Face à l’orage internet et médiatique qui s’est déclenché contre l’opération "Tel-Aviv sur Seine" dans le cadre de Paris Plages, la mairie de Paris, par la voix de sa maire Anne Hidalgo et de son premier adjoint Bruno Julliard, a déterminé sa ligne de défense : Tel-Aviv n’est pas Israël, c’est une ville "libérale sur le plan des arts et des mœurs", et c’est "la première ville d’opposition" à la politique incarnée par le gouvernement Netanyahou.
Les politiques instrumentalisent l’art et les minorités
Libérale sur le plan des mœurs, Tel-Aviv l’est certainement. Mais c’est devenu un instrument de propagande, à l’image des nouveaux mariés homosexuels invités tous frais payés à Tel-Aviv, …alors même que le mariage civil n’existe pas en Israël. Beaucoup d’organisations de la mouvance LGBT dénoncent ce "Pink Washing" ("blanchiment en rose") dont elles ne veulent plus être complices.
Il en est de même sur le plan des arts, instrumentalisés au profit de la politique et de l’image de marque d’Israël, au point que plusieurs artistes ont décidé de quitter la "nuit blanche" de 2012.
C’est une ville insouciante, qui respire la joie de vivre, nous dira-t-on ? C’est probablement vrai, du moins pour ceux qui peuvent se payer cette insouciance. Mais si la joie de vivre est sympathique, l’insouciance devient celle d’une bulle, celle de la négation de la réalité.
Pourquoi affronter la réalité lorsque l’on a une suprématie militaire écrasante, et que toutes les grandes puissances du monde font la courbette devant les violations du droit international ? Les Palestiniens n’existent pas, circulez… et ce sera vrai tant que la communauté internationale ne ramènera pas Israël à sa réalité.

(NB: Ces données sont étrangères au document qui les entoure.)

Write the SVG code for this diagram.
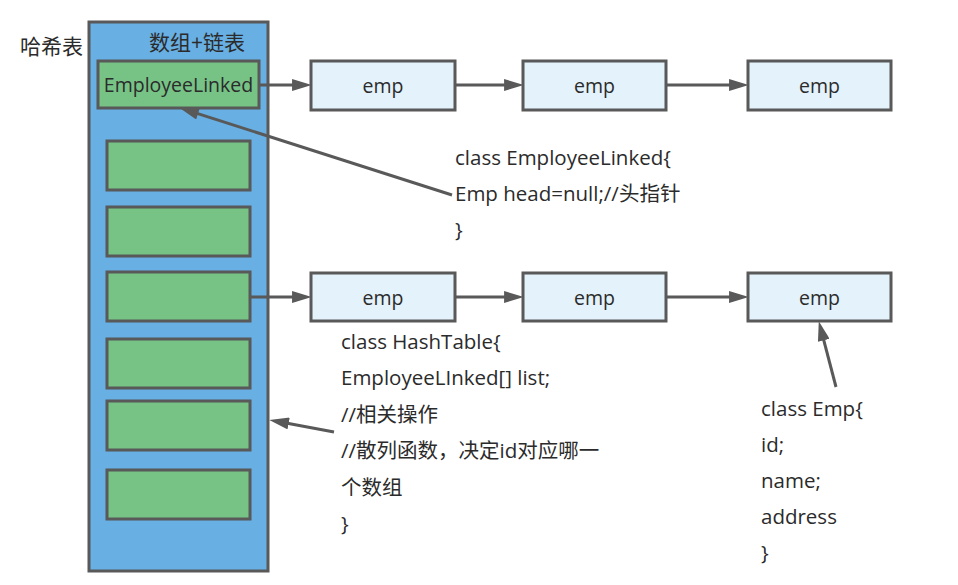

Le maire de Tel-Aviv ne peut pas servir d’exemple
Oui mais Tel-Aviv est "la première ville d’opposition", nous dit-on. Ron Huldaï, maire de Tel-Aviv depuis 1998, est un travailliste !
Certes, les travaillistes israéliens ne sont pas aujourd’hui dans le gouvernement israélien, mais leur projet colonial est le même que celui du Likoud, avec lequel ils ont régulièrement gouverné en coalition pendant toutes les dernières années. Sous quel premier ministre y a-t-il eu le plus de constructions de colonies ?

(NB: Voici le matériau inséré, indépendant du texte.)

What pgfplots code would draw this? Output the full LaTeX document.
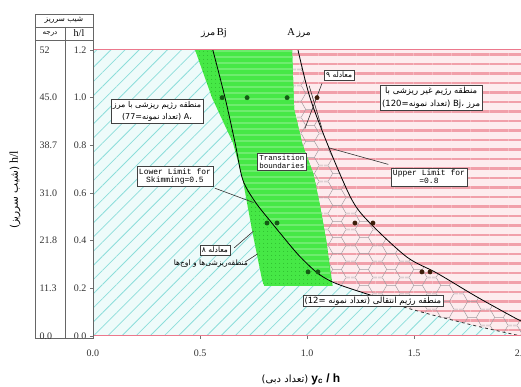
\documentclass[border=0pt]{standalone}
\usepackage{fontspec}
\setmainfont{Liberation Serif}
\newfontfamily\fa[Script=Arabic]{DejaVu Sans}
\newfontfamily\mono{Liberation Mono}
\newfontfamily\sans{Liberation Sans}
\usepackage{pgfplots}
\pgfplotsset{compat=1.18}
\usetikzlibrary{patterns.meta}
\TeXXeTstate=1
\definecolor{cyanbg}{RGB}{238,251,250}
\definecolor{cyanln}{RGB}{140,222,218}
\definecolor{pinkbg}{RGB}{253,236,238}
\definecolor{pinkln}{RGB}{241,160,170}
\definecolor{grn}{RGB}{70,232,70}
\definecolor{grndot}{RGB}{35,170,35}
\definecolor{grnwave}{RGB}{110,236,110}
\definecolor{hexc}{RGB}{165,155,160}
\definecolor{frame}{RGB}{236,120,140}
\definecolor{dotg}{RGB}{20,90,20}
\definecolor{dotb}{RGB}{60,30,10}
\tikzdeclarepattern{
  name=hexa, type=uncolored,
  bounding box={(0pt,0pt) and (27pt,15.588pt)},
  tile size={(27pt,15.588pt)},
  code={
    \draw[line width=0.5pt] (0pt,0pt)--(4.5pt,0pt)--(9pt,7.794pt)--(18pt,7.794pt)--(22.5pt,0pt)--(27pt,0pt);
    \draw[line width=0.5pt] (0pt,15.588pt)--(4.5pt,15.588pt)--(9pt,7.794pt);
    \draw[line width=0.5pt] (18pt,7.794pt)--(22.5pt,15.588pt)--(27pt,15.588pt);
  }
}
\tikzset{bx/.style={draw=black!75, fill=white, line width=0.6pt, inner sep=2pt, align=center}}
\newcommand{\fs}[1]{\fontsize{#1}{#1}\selectfont}
\begin{document}
\begin{tikzpicture}
\begin{axis}[
  at={(0pt,0pt)}, anchor=south west, scale only axis,
  width=428pt, height=286pt,
  xmin=0, xmax=2, ymin=0, ymax=1.2,
  axis line style={draw=none},
  xtick={0,0.5,1,1.5,2}, ytick={0,0.2,0.4,0.6,0.8,1.0,1.2},
  xtick pos=bottom, ytick pos=left,
  tick align=outside, major tick length=3pt,
  tick style={black!55, line width=0.6pt},
  /pgf/number format/assume math mode=true,
  xticklabel style={/pgf/number format/.cd, fixed, fixed zerofill, precision=1, /tikz/.cd, yshift=-7pt, font=\fs{10}, text=black!80},
  yticklabel style={/pgf/number format/.cd, fixed, fixed zerofill, precision=1, /tikz/.cd, font=\fs{10}, text=black!80, xshift=0pt},
]
% cyan background region
\addplot[draw=none, fill=cyanbg, postaction={pattern={Lines[angle=45,distance=10pt,line width=0.8pt]}, pattern color=cyanln}]
  coordinates {(0,0) (0,1.2) (2,1.2) (2,0)} --cycle;
% pink region
\addplot[draw=none, fill=pinkbg, postaction={pattern={Lines[angle=0,distance=9.5pt,line width=2.4pt]}, pattern color=pinkln}]
  coordinates {(0.93,1.2) (0.94,0.95) (0.98,0.80) (1.03,0.68) (1.06,0.55) (1.09,0.40) (1.11,0.235) (1.154,0.214) (1.25,0.185) (1.32,0.165) (1.42,0.13) (1.6,0.085) (1.8,0.04) (2.0,0.0) (2,1.2)} --cycle;
% hexagon transition region
\addplot[draw=none, pattern=hexa, pattern color=hexc]
  coordinates {(0.93,1.2) (0.94,0.95) (0.98,0.80) (1.03,0.68) (1.06,0.55) (1.09,0.40) (1.11,0.235) (1.154,0.214) (1.25,0.185) (1.32,0.165) (1.42,0.13) (1.6,0.085) (1.8,0.04) (2.0,0.0) (2.0,0.063) (1.963,0.08) (1.794,0.164) (1.607,0.264) (1.467,0.331) (1.294,0.474) (1.21,0.571) (1.107,0.78) (1.014,1.0) (0.958,1.2)} --cycle;
% green band
\addplot[draw=none, fill=grn, postaction={pattern={Dots[distance=4pt,radius=0.55pt]}, pattern color=grndot}]
  coordinates {(0.477,1.2) (0.556,1.0) (0.654,0.81) (0.70,0.655) (0.743,0.445) (0.79,0.235) (0.80,0.21) (1.12,0.21) (1.09,0.40) (1.06,0.55) (1.03,0.68) (0.98,0.80) (0.94,0.95) (0.93,1.2)} --cycle;
% green band, part right of boundary Bj
\addplot[draw=none, fill=grn, postaction={pattern={Lines[angle=0,distance=6pt,line width=1.2pt]}, pattern color=grnwave}]
  coordinates {(0.56,1.2) (0.617,1.0) (0.664,0.81) (0.70,0.655) (0.76,0.56) (0.836,0.474) (0.874,0.432) (0.96,0.34) (1.042,0.269) (1.10,0.235) (1.11,0.235) (1.09,0.40) (1.06,0.55) (1.03,0.68) (0.98,0.80) (0.94,0.95) (0.93,1.2)} --cycle;
% boundary Bj
\addplot[black, line width=0.8pt, smooth] coordinates {(0.56,1.2) (0.617,1.0) (0.664,0.81) (0.70,0.655) (0.76,0.56) (0.836,0.474) (0.874,0.432) (0.96,0.34) (1.042,0.269) (1.10,0.235) (1.154,0.214) (1.25,0.185) (1.32,0.165)};
\addplot[black!80, line width=0.8pt, dashed, smooth] coordinates {(1.32,0.165) (1.42,0.13) (1.6,0.085) (1.8,0.04) (2.0,0.0)};
% boundary A
\addplot[black, line width=0.8pt, smooth] coordinates {(0.958,1.2) (1.014,1.0) (1.107,0.78) (1.21,0.571) (1.294,0.474) (1.467,0.331) (1.607,0.264) (1.794,0.164) (1.963,0.08) (2.0,0.063)};
% data points
\addplot[only marks, mark=*, mark size=2.2pt, color=dotg] coordinates {(0.603,1) (0.72,1) (0.907,1) (0.813,0.474) (0.86,0.474) (1.005,0.269) (1.051,0.269)};
\addplot[only marks, mark=*, mark size=2.2pt, color=dotb] coordinates {(1.047,1) (1.224,0.474) (1.308,0.474) (1.537,0.269) (1.575,0.269)};
% frame
\draw[frame, line width=1pt] (axis cs:0,1.2) -- (axis cs:0,0) -- (axis cs:2,0);
\draw[frame, line width=1pt] (axis cs:0,1.2) -- (axis cs:2,1.2);
% leader lines
\draw[black!80, line width=0.6pt] (axis cs:0.57,0.62) -- (axis cs:0.75,0.56);
\draw[black!80, line width=0.6pt] (axis cs:1.38,0.72) -- (axis cs:1.10,0.79);
\draw[black!80, line width=0.6pt] (axis cs:0.66,0.37) -- (axis cs:0.75,0.44);
\draw[black!80, line width=0.6pt] (axis cs:0.71,0.31) -- (axis cs:0.77,0.345);
\draw[black!80, line width=0.6pt] (axis cs:1.07,1.06) -- (axis cs:0.99,0.87);
\draw[black!80, line width=0.6pt] (axis cs:1.01,1.05) -- (axis cs:1.07,0.87);
% boxes
\node[bx, font=\fa\fs{8}] at (axis cs:0.299,0.944) {\beginR منطقه رژیم ریزشی با مرز\endR\\[3pt] \beginR A، (تعداد نمونه=77)\endR};
\node[bx, font=\fa\fs{7.5}] at (axis cs:1.15,1.095) {\beginR معادله ۹\endR};
\node[bx, font=\fa\fs{8.5}] at (axis cs:1.58,0.999) {\beginR منطقه رژیم غیر ریزشی با\endR\\[3pt] \beginR مرز Bj، (تعداد نمونه=120)\endR};
\node[bx, font=\mono\fs{7.5}] at (axis cs:0.883,0.73) {Transition\\boundaries};
\node[bx, font=\mono\fs{8}] at (axis cs:1.57,0.667) {Upper Limit for\\=0.8};
\node[bx, font=\mono\fs{8}] at (axis cs:0.383,0.671) {Lower Limit for\\Skimming=0.5};
\node[bx, font=\fa\fs{7.5}] at (axis cs:0.57,0.361) {\beginR معادله ۸\endR};
\node[font=\fa\fs{7.5}] at (axis cs:0.551,0.306) {\beginR منطقه‌ریزشی‌ها و اوج‌ها\endR};
\node[bx, font=\fa\fs{8.5}, inner sep=1.5pt] at (axis cs:1.308,0.147) {\beginR منطقه رژیم انتقالی (تعداد نمونه =12)\endR};
\end{axis}
% boundary names above plot
\node[font=\fs{10.5}] at (121pt,303pt) {{\fa\fs{9}\beginR مرز\endR}\,Bj};
\node[font=\fs{10.5}] at (206pt,303pt) {A\,{\fa\fs{9}\beginR مرز\endR}};
% left table
\draw[black!60, line width=0.8pt] (-58pt,322pt) -- (0pt,322pt) -- (0pt,-2pt) -- (-58pt,-2pt) -- cycle;
\draw[black!60, line width=0.8pt] (-58pt,309pt) -- (0pt,309pt);
\draw[black!60, line width=0.8pt] (-58pt,296pt) -- (0pt,296pt);
\draw[black!60, line width=0.8pt] (-28pt,309pt) -- (-28pt,-2pt);
\node[font=\fa\fs{7.5}] at (-29pt,315.5pt) {\beginR شیب سرریز\endR};
\node[font=\fa\fs{7}] at (-43pt,302.5pt) {\beginR درجه\endR};
\node[font=\fs{10}] at (-14pt,302.5pt) {h/l};
\foreach \yy/\lab in {286/52, 238.3/45.0, 190.7/38.7, 143/31.0, 95.3/21.8, 47.7/11.3, 0/0.0}
  \node[font=\fs{10}, anchor=west, text=black!80] at (-57pt,\yy pt) {\lab};
% axis labels
\node[rotate=90, font=\fs{12}] at (-78pt,146pt) {{\fa\fs{10.5}\beginR(شیب سرریز)\endR}\ h/l};
\node[font=\fs{12}] at (208pt,-43pt) {{\fa\fs{10}\beginR(تعداد دبی)\endR}\ {\sans\bfseries y\textsubscript{c} / h}};
\pgfresetboundingbox
\path (-93pt,-51pt) rectangle (428pt,336pt);
\end{tikzpicture}
\end{document}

Sous Ehud Barak, premier ministre travailliste. Qui a provoqué l’effondrement du "camp de la paix" en Israël, en affirmant qu’il n’y avait, du côté palestinien, aucun partenaire pour la paix ?
Ehud Barak, toujours, cette fois en 2010, après avoir tendu à Arafat le piège de Camp David et avant de remettre, sur un plateau, les clés du pouvoir à Ariel Sharon. Jamais, même sous Guy Mollet, un parti qui se prétend de gauche n’est allé aussi loin dans la trahison des idéaux qu’il était censé porter.
La France doit aider Tel-Aviv à sortir de sa bulle
Pour revenir à Tel-Aviv, oui, il y a eu une manifestation après l’assassinat du petit Ali Dawabsheh et de son père brûlés vifs dans l’incendie criminel de leur maison.
Oui, nous serions heureux de rencontrer les courageux organisateurs de cette manifestation. Mais ce n’est pas ce que la mairie de Paris nous propose à Paris Plage. Et ces militants courageux sont eux-mêmes désespérés par l’évolution de leur société.
L’écrivain israélien Etgar Keret raconte son désarroi lorsque son fils qui l’avait accompagné à la manifestation, lui a demandé quand les manifestants allaient vraiment arriver…
Tel-Aviv, libérale sur le plan des mœurs, ouverte, artiste ? Oui, mais avant tout dans sa bulle où elle jouit de l’impunité que lui procure la suprématie militaire israélienne.
Seule une pression de l’extérieur fera évoluer la société israélienne. Pour les Palestiniens, pour les Israéliens eux-mêmes, pour le respect du droit dans le monde, il faut le faire. En sortant clairement de la complicité que la ville de Paris veut promouvoir à travers l’opération "Tel-Aviv sur Seine".